### OBJECTIVE:
Skip the pictures and quote all of the lines exactly.
-- Begin MATERIAL --
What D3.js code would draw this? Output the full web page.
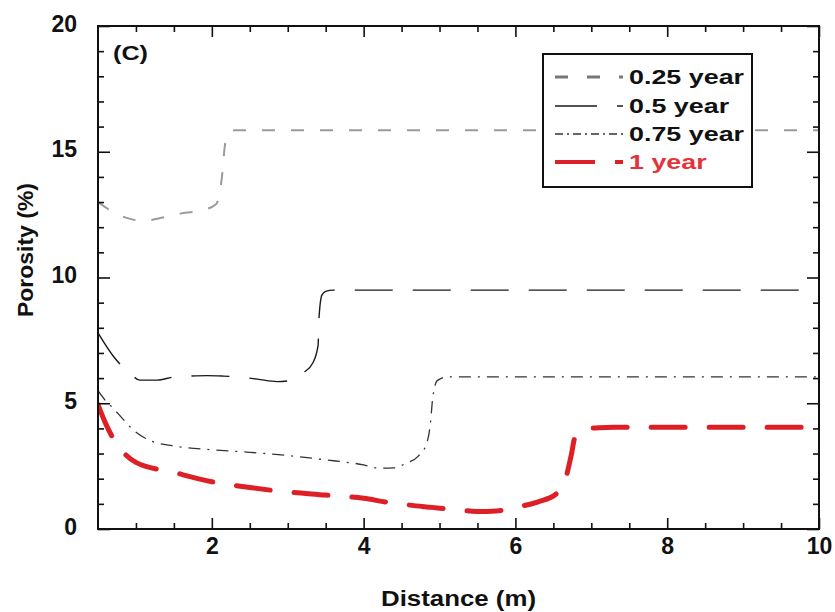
<!DOCTYPE html>
<html><head><meta charset="utf-8">
<script src="https://cdn.jsdelivr.net/npm/d3@7"></script>
<style>
body{margin:0;background:#fff;}
text{font-family:"Liberation Sans",Arial,Helvetica,sans-serif;font-weight:bold;}
</style></head>
<body>
<svg id="chart" width="835" height="612"></svg>
<script>
// ---- data ----
const seriesNames = ["0.25 year", "0.5 year", "0.75 year", "1 year"];
const x025 = [0.5,0.7,0.9,1.1,1.3,1.6,1.9,2.05,2.1,2.14,2.17,2.22,2.3,10];
const y025 = [13.0,12.6,12.35,12.25,12.35,12.55,12.7,12.9,13.3,14.2,15.2,15.75,15.85,15.85];
const x05 = [0.5,0.72,0.92,1.05,1.28,1.49,1.71,1.94,2.15,2.37,2.6,2.86,3.03,3.2,3.33,3.4,3.41,3.45,3.5,3.6,10];
const y05 = [7.8,6.8,6.2,5.92,5.92,6.04,6.08,6.1,6.08,6.04,5.96,5.86,5.9,6.2,6.6,7.3,8.3,9.3,9.45,9.5,9.5];
const x075 = [0.5,0.6,0.7,0.82,0.96,1.2,1.5,2.0,2.5,3.0,3.5,4.0,4.2,4.4,4.55,4.72,4.83,4.88,4.91,4.97,5.1,10];
const y075 = [5.5,5.1,4.8,4.4,3.95,3.5,3.3,3.15,3.05,2.92,2.75,2.55,2.42,2.43,2.6,2.9,3.4,4.2,5.2,5.9,6.05,6.05];
const x1 = [0.5,0.6,0.7,0.85,1.0,1.5,2.0,2.5,3.0,3.5,4.0,4.3,4.6,4.9,5.2,5.5,5.75,6.0,6.3,6.55,6.67,6.74,6.78,6.9,7.1,7.3,10];
const y1 = [4.95,4.2,3.6,3.0,2.65,2.25,1.88,1.65,1.47,1.35,1.22,1.07,0.95,0.86,0.77,0.7,0.72,0.86,1.08,1.43,2.1,3.0,3.6,3.95,4.03,4.05,4.05];
const xMajorTicks = [2,4,6,8,10];
const xMinorTicks = [1,1.5,2.5,3,3.5,4.5,5,5.5,6.5,7,7.5,8.5,9,9.5];
const yMajorTicks = [0,5,10,15,20];
const yMinorTicks = [1,2,3,4,6,7,8,9,11,12,13,14,16,17,18,19];

// ---- layout ----
const L = 98, R = 819, T = 26, B = 529;
const svg = d3.select("#chart");
const x = d3.scaleLinear().domain([0.5,10]).range([L,R]);
const y = d3.scaleLinear().domain([0,20]).range([B,T]);

const styles = [
  {color:"#9a9a9a", legend:"#777", width:2, dash:"13,16", cap:"butt"},
  {color:"#1a1a1a", legend:"#1a1a1a", width:1.4, dash:"38,20", cap:"butt"},
  {color:"#333", legend:"#333", width:1.3, dash:"12,7,2,7", cap:"butt"},
  {color:"#dd1f26", legend:"#dd1f26", width:5, dash:"34,24", cap:"round"}
];
const data = [
  x025.map((d,i)=>[d,y025[i]]),
  x05.map((d,i)=>[d,y05[i]]),
  x075.map((d,i)=>[d,y075[i]]),
  x1.map((d,i)=>[d,y1[i]])
];

svg.append("clipPath").attr("id","clip").append("rect")
  .attr("x",L).attr("y",T).attr("width",R-L).attr("height",B-T);

const line = d3.line().x(d=>x(d[0])).y(d=>y(d[1])).curve(d3.curveMonotoneX);
const gl = svg.append("g").attr("clip-path","url(#clip)");
data.forEach((s,i)=>{
  gl.append("path").attr("d",line(s)).attr("fill","none")
    .attr("stroke",styles[i].color).attr("stroke-width",styles[i].width)
    .attr("stroke-dasharray",styles[i].dash).attr("stroke-linecap",styles[i].cap);
});

// ---- axes ----
function styleAxis(g){ g.select(".domain").remove(); g.selectAll("line").attr("stroke","#111").attr("stroke-width",1.6); }
svg.append("g").attr("transform",`translate(0,${B})`)
  .call(d3.axisBottom(x).tickValues(xMajorTicks).tickSize(-11).tickPadding(9).tickFormat(d3.format("d")))
  .call(styleAxis).selectAll("text").attr("font-size",23).attr("fill","#111");
svg.append("g").attr("transform",`translate(0,${B})`)
  .call(d3.axisBottom(x).tickValues(xMinorTicks).tickSize(-6).tickFormat("")).call(styleAxis);
svg.append("g").attr("transform",`translate(0,${T})`)
  .call(d3.axisTop(x).tickValues(xMajorTicks).tickSize(-11).tickFormat("")).call(styleAxis);
svg.append("g").attr("transform",`translate(0,${T})`)
  .call(d3.axisTop(x).tickValues(xMinorTicks).tickSize(-6).tickFormat("")).call(styleAxis);
svg.append("g").attr("transform",`translate(${L},0)`)
  .call(d3.axisLeft(y).tickValues(yMajorTicks).tickSize(-12).tickPadding(21))
  .call(styleAxis).selectAll("text").attr("font-size",23).attr("fill","#111").attr("dy","0.22em");
svg.append("g").attr("transform",`translate(${L},0)`)
  .call(d3.axisLeft(y).tickValues(yMinorTicks).tickSize(-6).tickFormat("")).call(styleAxis);
svg.append("g").attr("transform",`translate(${R},0)`)
  .call(d3.axisRight(y).tickValues(yMajorTicks).tickSize(-12).tickFormat("")).call(styleAxis);
svg.append("g").attr("transform",`translate(${R},0)`)
  .call(d3.axisRight(y).tickValues(yMinorTicks).tickSize(-6).tickFormat("")).call(styleAxis);

svg.append("rect").attr("x",L).attr("y",T).attr("width",R-L).attr("height",B-T)
  .attr("fill","none").attr("stroke","#111").attr("stroke-width",2);

// ---- titles ----
svg.append("text").attr("x",(L+R)/2).attr("y",606).attr("text-anchor","middle")
  .attr("font-size",22).attr("fill","#111").attr("textLength",155).attr("lengthAdjust","spacingAndGlyphs")
  .text("Distance (m)");
svg.append("text").attr("transform","translate(33,250) rotate(-90)").attr("text-anchor","middle")
  .attr("font-size",22).attr("fill","#111").attr("textLength",134).attr("lengthAdjust","spacingAndGlyphs")
  .text("Porosity (%)");
svg.append("text").attr("x",113).attr("y",60).attr("font-size",20).attr("fill","#111")
  .attr("textLength",35).attr("lengthAdjust","spacingAndGlyphs").text("(C)");

// ---- legend ----
const lg = svg.append("g");
lg.append("rect").attr("x",543).attr("y",54).attr("width",209).attr("height",133)
  .attr("fill","#fff").attr("stroke","#111").attr("stroke-width",2);
const legBase = [84,113,141,169];
const legStyles = [
  {dash:"13,19", w:3},
  {dash:"42,20", w:1.6},
  {dash:"8,4,2,4", w:1.6},
  {dash:"40,20", w:4}
];
seriesNames.forEach((name,i)=>{
  const yy = legBase[i]-7;
  lg.append("line").attr("x1",555).attr("x2",623).attr("y1",yy).attr("y2",yy)
    .attr("stroke",styles[i].legend).attr("stroke-width",legStyles[i].w)
    .attr("stroke-dasharray",legStyles[i].dash);
  lg.append("text").attr("transform",`translate(629,${legBase[i]}) scale(1.28,1)`)
    .attr("font-size",21).attr("fill", i===3 ? "#e3343b" : "#111").text(name);
});
</script>
</body></html>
-- End MATERIAL --
### EXERCISE SOLUTION:
What D3.js code would draw this? Output the full web page.
<!DOCTYPE html>
<html><head><meta charset="utf-8">
<script src="https://cdn.jsdelivr.net/npm/d3@7"></script>
<style>
body{margin:0;background:#fff;}
text{font-family:"Liberation Sans",Arial,Helvetica,sans-serif;font-weight:bold;}
</style></head>
<body>
<svg id="chart" width="835" height="612"></svg>
<script>
// ---- data ----
const seriesNames = ["0.25 year", "0.5 year", "0.75 year", "1 year"];
const x025 = [0.5,0.7,0.9,1.1,1.3,1.6,1.9,2.05,2.1,2.14,2.17,2.22,2.3,10];
const y025 = [13.0,12.6,12.35,12.25,12.35,12.55,12.7,12.9,13.3,14.2,15.2,15.75,15.85,15.85];
const x05 = [0.5,0.72,0.92,1.05,1.28,1.49,1.71,1.94,2.15,2.37,2.6,2.86,3.03,3.2,3.33,3.4,3.41,3.45,3.5,3.6,10];
const y05 = [7.8,6.8,6.2,5.92,5.92,6.04,6.08,6.1,6.08,6.04,5.96,5.86,5.9,6.2,6.6,7.3,8.3,9.3,9.45,9.5,9.5];
const x075 = [0.5,0.6,0.7,0.82,0.96,1.2,1.5,2.0,2.5,3.0,3.5,4.0,4.2,4.4,4.55,4.72,4.83,4.88,4.91,4.97,5.1,10];
const y075 = [5.5,5.1,4.8,4.4,3.95,3.5,3.3,3.15,3.05,2.92,2.75,2.55,2.42,2.43,2.6,2.9,3.4,4.2,5.2,5.9,6.05,6.05];
const x1 = [0.5,0.6,0.7,0.85,1.0,1.5,2.0,2.5,3.0,3.5,4.0,4.3,4.6,4.9,5.2,5.5,5.75,6.0,6.3,6.55,6.67,6.74,6.78,6.9,7.1,7.3,10];
const y1 = [4.95,4.2,3.6,3.0,2.65,2.25,1.88,1.65,1.47,1.35,1.22,1.07,0.95,0.86,0.77,0.7,0.72,0.86,1.08,1.43,2.1,3.0,3.6,3.95,4.03,4.05,4.05];
const xMajorTicks = [2,4,6,8,10];
const xMinorTicks = [1,1.5,2.5,3,3.5,4.5,5,5.5,6.5,7,7.5,8.5,9,9.5];
const yMajorTicks = [0,5,10,15,20];
const yMinorTicks = [1,2,3,4,6,7,8,9,11,12,13,14,16,17,18,19];

// ---- layout ----
const L = 98, R = 819, T = 26, B = 529;
const svg = d3.select("#chart");
const x = d3.scaleLinear().domain([0.5,10]).range([L,R]);
const y = d3.scaleLinear().domain([0,20]).range([B,T]);

const styles = [
  {color:"#9a9a9a", legend:"#777", width:2, dash:"13,16", cap:"butt"},
  {color:"#1a1a1a", legend:"#1a1a1a", width:1.4, dash:"38,20", cap:"butt"},
  {color:"#333", legend:"#333", width:1.3, dash:"12,7,2,7", cap:"butt"},
  {color:"#dd1f26", legend:"#dd1f26", width:5, dash:"34,24", cap:"round"}
];
const data = [
  x025.map((d,i)=>[d,y025[i]]),
  x05.map((d,i)=>[d,y05[i]]),
  x075.map((d,i)=>[d,y075[i]]),
  x1.map((d,i)=>[d,y1[i]])
];

svg.append("clipPath").attr("id","clip").append("rect")
  .attr("x",L).attr("y",T).attr("width",R-L).attr("height",B-T);

const line = d3.line().x(d=>x(d[0])).y(d=>y(d[1])).curve(d3.curveMonotoneX);
const gl = svg.append("g").attr("clip-path","url(#clip)");
data.forEach((s,i)=>{
  gl.append("path").attr("d",line(s)).attr("fill","none")
    .attr("stroke",styles[i].color).attr("stroke-width",styles[i].width)
    .attr("stroke-dasharray",styles[i].dash).attr("stroke-linecap",styles[i].cap);
});

// ---- axes ----
function styleAxis(g){ g.select(".domain").remove(); g.selectAll("line").attr("stroke","#111").attr("stroke-width",1.6); }
svg.append("g").attr("transform",`translate(0,${B})`)
  .call(d3.axisBottom(x).tickValues(xMajorTicks).tickSize(-11).tickPadding(9).tickFormat(d3.format("d")))
  .call(styleAxis).selectAll("text").attr("font-size",23).attr("fill","#111");
svg.append("g").attr("transform",`translate(0,${B})`)
  .call(d3.axisBottom(x).tickValues(xMinorTicks).tickSize(-6).tickFormat("")).call(styleAxis);
svg.append("g").attr("transform",`translate(0,${T})`)
  .call(d3.axisTop(x).tickValues(xMajorTicks).tickSize(-11).tickFormat("")).call(styleAxis);
svg.append("g").attr("transform",`translate(0,${T})`)
  .call(d3.axisTop(x).tickValues(xMinorTicks).tickSize(-6).tickFormat("")).call(styleAxis);
svg.append("g").attr("transform",`translate(${L},0)`)
  .call(d3.axisLeft(y).tickValues(yMajorTicks).tickSize(-12).tickPadding(21))
  .call(styleAxis).selectAll("text").attr("font-size",23).attr("fill","#111").attr("dy","0.22em");
svg.append("g").attr("transform",`translate(${L},0)`)
  .call(d3.axisLeft(y).tickValues(yMinorTicks).tickSize(-6).tickFormat("")).call(styleAxis);
svg.append("g").attr("transform",`translate(${R},0)`)
  .call(d3.axisRight(y).tickValues(yMajorTicks).tickSize(-12).tickFormat("")).call(styleAxis);
svg.append("g").attr("transform",`translate(${R},0)`)
  .call(d3.axisRight(y).tickValues(yMinorTicks).tickSize(-6).tickFormat("")).call(styleAxis);

svg.append("rect").attr("x",L).attr("y",T).attr("width",R-L).attr("height",B-T)
  .attr("fill","none").attr("stroke","#111").attr("stroke-width",2);

// ---- titles ----
svg.append("text").attr("x",(L+R)/2).attr("y",606).attr("text-anchor","middle")
  .attr("font-size",22).attr("fill","#111").attr("textLength",155).attr("lengthAdjust","spacingAndGlyphs")
  .text("Distance (m)");
svg.append("text").attr("transform","translate(33,250) rotate(-90)").attr("text-anchor","middle")
  .attr("font-size",22).attr("fill","#111").attr("textLength",134).attr("lengthAdjust","spacingAndGlyphs")
  .text("Porosity (%)");
svg.append("text").attr("x",113).attr("y",60).attr("font-size",20).attr("fill","#111")
  .attr("textLength",35).attr("lengthAdjust","spacingAndGlyphs").text("(C)");

// ---- legend ----
const lg = svg.append("g");
lg.append("rect").attr("x",543).attr("y",54).attr("width",209).attr("height",133)
  .attr("fill","#fff").attr("stroke","#111").attr("stroke-width",2);
const legBase = [84,113,141,169];
const legStyles = [
  {dash:"13,19", w:3},
  {dash:"42,20", w:1.6},
  {dash:"8,4,2,4", w:1.6},
  {dash:"40,20", w:4}
];
seriesNames.forEach((name,i)=>{
  const yy = legBase[i]-7;
  lg.append("line").attr("x1",555).attr("x2",623).attr("y1",yy).attr("y2",yy)
    .attr("stroke",styles[i].legend).attr("stroke-width",legStyles[i].w)
    .attr("stroke-dasharray",legStyles[i].dash);
  lg.append("text").attr("transform",`translate(629,${legBase[i]}) scale(1.28,1)`)
    .attr("font-size",21).attr("fill", i===3 ? "#e3343b" : "#111").text(name);
});
</script>
</body></html>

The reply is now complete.